### TASK TO COMPLETE
Skip the pictures. Set down, word for word, the lines from the start of the material up to and including the line with "const yTicks = [0, 10, 20, 30, 40, 50, 60];".

### GIVEN DATA
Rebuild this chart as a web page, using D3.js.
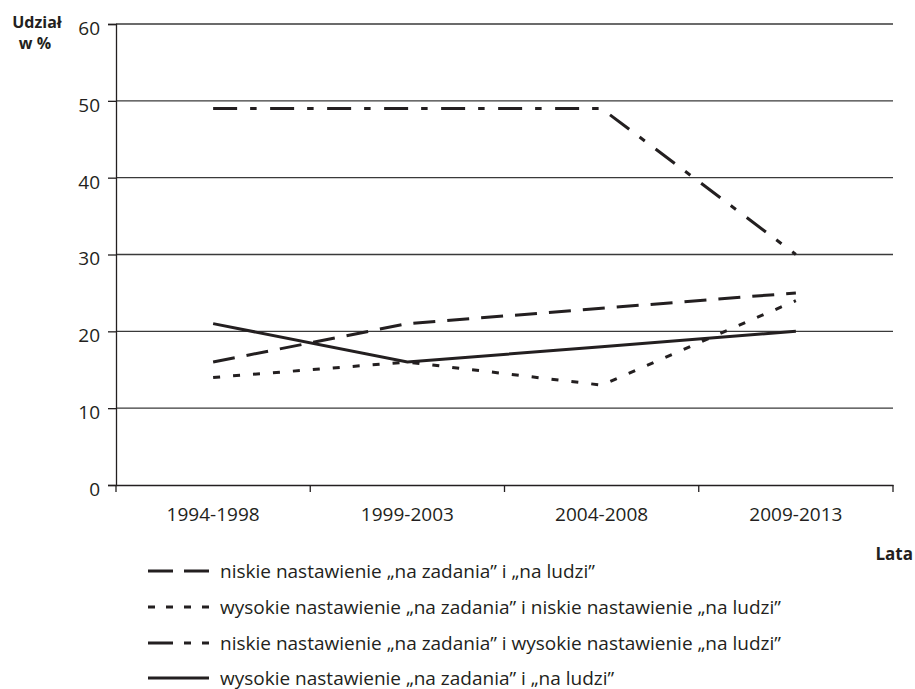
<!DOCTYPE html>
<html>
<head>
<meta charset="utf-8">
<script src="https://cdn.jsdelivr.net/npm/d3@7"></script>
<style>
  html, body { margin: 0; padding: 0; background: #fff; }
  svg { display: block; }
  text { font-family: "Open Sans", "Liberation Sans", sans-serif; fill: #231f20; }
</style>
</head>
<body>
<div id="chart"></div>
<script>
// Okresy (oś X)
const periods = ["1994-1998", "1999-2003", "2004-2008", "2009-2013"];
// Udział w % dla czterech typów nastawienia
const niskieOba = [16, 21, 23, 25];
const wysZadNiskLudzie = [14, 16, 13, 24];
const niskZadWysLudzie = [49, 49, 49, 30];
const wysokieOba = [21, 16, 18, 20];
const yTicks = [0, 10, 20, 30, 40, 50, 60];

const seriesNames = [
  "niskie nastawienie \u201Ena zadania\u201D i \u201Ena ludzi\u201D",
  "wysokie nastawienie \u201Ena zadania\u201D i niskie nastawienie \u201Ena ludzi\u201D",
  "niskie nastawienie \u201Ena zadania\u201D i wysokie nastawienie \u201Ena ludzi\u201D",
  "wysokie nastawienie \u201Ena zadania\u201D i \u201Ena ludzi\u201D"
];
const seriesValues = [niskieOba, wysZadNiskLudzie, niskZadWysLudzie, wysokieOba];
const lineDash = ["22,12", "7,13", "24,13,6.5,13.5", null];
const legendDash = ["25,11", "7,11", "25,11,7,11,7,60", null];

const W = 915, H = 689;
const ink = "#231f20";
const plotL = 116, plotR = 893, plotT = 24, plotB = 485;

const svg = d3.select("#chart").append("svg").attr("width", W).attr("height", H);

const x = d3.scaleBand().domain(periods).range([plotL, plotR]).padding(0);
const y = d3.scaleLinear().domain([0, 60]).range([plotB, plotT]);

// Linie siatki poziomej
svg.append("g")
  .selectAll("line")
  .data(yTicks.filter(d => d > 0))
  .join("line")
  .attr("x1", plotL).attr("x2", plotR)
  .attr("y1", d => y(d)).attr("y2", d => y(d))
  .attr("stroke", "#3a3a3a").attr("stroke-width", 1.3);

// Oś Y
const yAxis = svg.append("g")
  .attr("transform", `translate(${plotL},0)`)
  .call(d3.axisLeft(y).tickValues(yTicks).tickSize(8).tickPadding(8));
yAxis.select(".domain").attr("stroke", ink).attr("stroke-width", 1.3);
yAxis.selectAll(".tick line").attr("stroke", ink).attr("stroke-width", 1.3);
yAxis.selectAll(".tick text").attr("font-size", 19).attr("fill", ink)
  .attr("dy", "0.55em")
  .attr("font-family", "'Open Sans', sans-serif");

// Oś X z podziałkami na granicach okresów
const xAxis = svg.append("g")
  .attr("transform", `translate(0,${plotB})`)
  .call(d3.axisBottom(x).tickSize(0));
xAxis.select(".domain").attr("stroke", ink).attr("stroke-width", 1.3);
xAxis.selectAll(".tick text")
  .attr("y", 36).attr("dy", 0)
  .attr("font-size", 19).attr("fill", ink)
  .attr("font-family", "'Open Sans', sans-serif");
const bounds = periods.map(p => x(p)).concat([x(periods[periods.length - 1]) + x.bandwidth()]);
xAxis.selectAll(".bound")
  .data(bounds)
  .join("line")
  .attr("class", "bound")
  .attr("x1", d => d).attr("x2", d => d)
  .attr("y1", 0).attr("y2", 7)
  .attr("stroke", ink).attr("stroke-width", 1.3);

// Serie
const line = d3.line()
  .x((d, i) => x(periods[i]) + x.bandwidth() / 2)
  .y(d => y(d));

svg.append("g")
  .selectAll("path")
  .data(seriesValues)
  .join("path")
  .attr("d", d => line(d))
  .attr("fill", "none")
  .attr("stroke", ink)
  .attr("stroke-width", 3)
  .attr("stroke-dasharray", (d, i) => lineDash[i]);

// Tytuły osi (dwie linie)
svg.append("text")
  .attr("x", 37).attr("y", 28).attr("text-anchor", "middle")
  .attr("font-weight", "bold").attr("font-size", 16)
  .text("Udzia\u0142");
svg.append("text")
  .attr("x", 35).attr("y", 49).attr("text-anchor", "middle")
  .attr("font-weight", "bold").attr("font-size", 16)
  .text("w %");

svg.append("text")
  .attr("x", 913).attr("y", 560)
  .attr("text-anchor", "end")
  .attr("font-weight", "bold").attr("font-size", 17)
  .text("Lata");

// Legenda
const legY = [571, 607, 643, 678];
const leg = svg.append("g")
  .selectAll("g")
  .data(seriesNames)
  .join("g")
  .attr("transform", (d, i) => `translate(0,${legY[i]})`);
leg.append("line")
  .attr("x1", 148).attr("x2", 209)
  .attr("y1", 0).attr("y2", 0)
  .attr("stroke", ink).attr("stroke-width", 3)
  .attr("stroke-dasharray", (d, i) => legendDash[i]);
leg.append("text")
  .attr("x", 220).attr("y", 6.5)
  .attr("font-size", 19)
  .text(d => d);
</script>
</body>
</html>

### SOLVED PROBLEM
Rebuild this chart as a web page, using D3.js.
<!DOCTYPE html>
<html>
<head>
<meta charset="utf-8">
<script src="https://cdn.jsdelivr.net/npm/d3@7"></script>
<style>
  html, body { margin: 0; padding: 0; background: #fff; }
  svg { display: block; }
  text { font-family: "Open Sans", "Liberation Sans", sans-serif; fill: #231f20; }
</style>
</head>
<body>
<div id="chart"></div>
<script>
// Okresy (oś X)
const periods = ["1994-1998", "1999-2003", "2004-2008", "2009-2013"];
// Udział w % dla czterech typów nastawienia
const niskieOba = [16, 21, 23, 25];
const wysZadNiskLudzie = [14, 16, 13, 24];
const niskZadWysLudzie = [49, 49, 49, 30];
const wysokieOba = [21, 16, 18, 20];
const yTicks = [0, 10, 20, 30, 40, 50, 60];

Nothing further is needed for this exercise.